## Available data
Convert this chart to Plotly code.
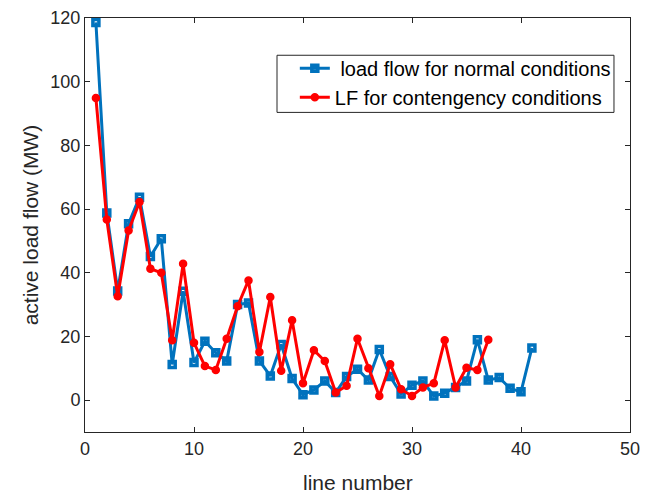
import plotly.graph_objects as go

# Active power flow per line (MW)
line_normal = list(range(1, 42))
flow_normal = [118.6, 58.8, 34.3, 55.4, 63.7, 45.1, 50.7, 11.2, 34.2, 11.8,
               18.5, 14.9, 12.3, 30.0, 30.5, 12.3, 7.6, 17.5, 6.8, 1.7,
               3.2, 6.0, 2.4, 7.4, 9.7, 6.3, 15.9, 7.4, 1.9, 4.7,
               6.0, 1.3, 2.2, 4.0, 6.0, 19.0, 6.3, 7.1, 3.7, 2.6,
               16.4]

line_contingency = list(range(1, 38))
flow_contingency = [94.9, 56.7, 32.6, 53.3, 62.2, 41.3, 40.0, 18.8, 42.8, 18.0,
                    10.7, 9.5, 19.3, 29.5, 37.6, 15.1, 32.4, 9.2, 25.1, 5.3,
                    15.7, 12.3, 2.4, 4.5, 19.3, 10.0, 1.3, 11.3, 3.4, 1.3,
                    4.0, 5.3, 18.8, 4.0, 10.2, 9.5, 19.0]

x_ticks = [0, 10, 20, 30, 40, 50]
y_ticks = [0, 20, 40, 60, 80, 100, 120]

BLUE = "#0072BD"
RED = "#FF0000"
AXIS = "#262626"
FONT = "Liberation Sans, Arial, sans-serif"

fig = go.Figure()
fig.add_trace(go.Scatter(
    x=line_normal, y=flow_normal, mode="lines+markers",
    name=" load flow for normal conditions",
    line=dict(color=BLUE, width=3),
    marker=dict(symbol="square-open", size=6, color=BLUE,
                line=dict(color=BLUE, width=3.5)),
))
fig.add_trace(go.Scatter(
    x=line_contingency, y=flow_contingency, mode="lines+markers",
    name="LF for contengency conditions",
    line=dict(color=RED, width=3),
    marker=dict(symbol="circle", size=7, color=RED,
                line=dict(color=RED, width=1.5)),
))

axis_common = dict(
    showline=True, linecolor=AXIS, linewidth=1, mirror="ticks",
    ticks="inside", ticklen=5, tickwidth=1, tickcolor=AXIS,
    showgrid=False, zeroline=False, automargin=False,
    tickfont=dict(family=FONT, size=18, color=AXIS),
)

# legend frame
fig.add_shape(type="rect", xref="paper", yref="paper",
              x0=0.3523, x1=0.9706, y0=0.772, y1=0.910,
              line=dict(color=AXIS, width=1), fillcolor="white", layer="below")

# x-axis title
fig.add_annotation(text="line number", xref="paper", yref="paper",
                   x=0.5, y=-0.121, xanchor="center", yanchor="middle",
                   showarrow=False, font=dict(family=FONT, size=21, color=AXIS))

fig.update_layout(
    width=646, height=494,
    margin=dict(l=85, r=16, t=18, b=62),
    paper_bgcolor="white", plot_bgcolor="white",
    font=dict(family=FONT, color=AXIS),
    xaxis=dict(range=[0, 50], tickvals=x_ticks, **axis_common),
    yaxis=dict(range=[-10, 120], tickvals=y_ticks,
               title=dict(text="active load flow (MW)",
                          font=dict(size=21, color=AXIS), standoff=6),
               **axis_common),
    legend=dict(x=0.385, y=0.926, xanchor="left", yanchor="top",
                bgcolor="rgba(0,0,0,0)", borderwidth=0,
                font=dict(family=FONT, size=20, color="black"),
                tracegroupgap=0, itemwidth=30),
    showlegend=True,
)

fig.write_html("out.html")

## Task directions
Repeat only the lines between the start of the data and the line with "import plotly.graph_objects as go", including those two lines, and skip the pictures.

## Task answer
Convert this chart to Plotly code.
import plotly.graph_objects as go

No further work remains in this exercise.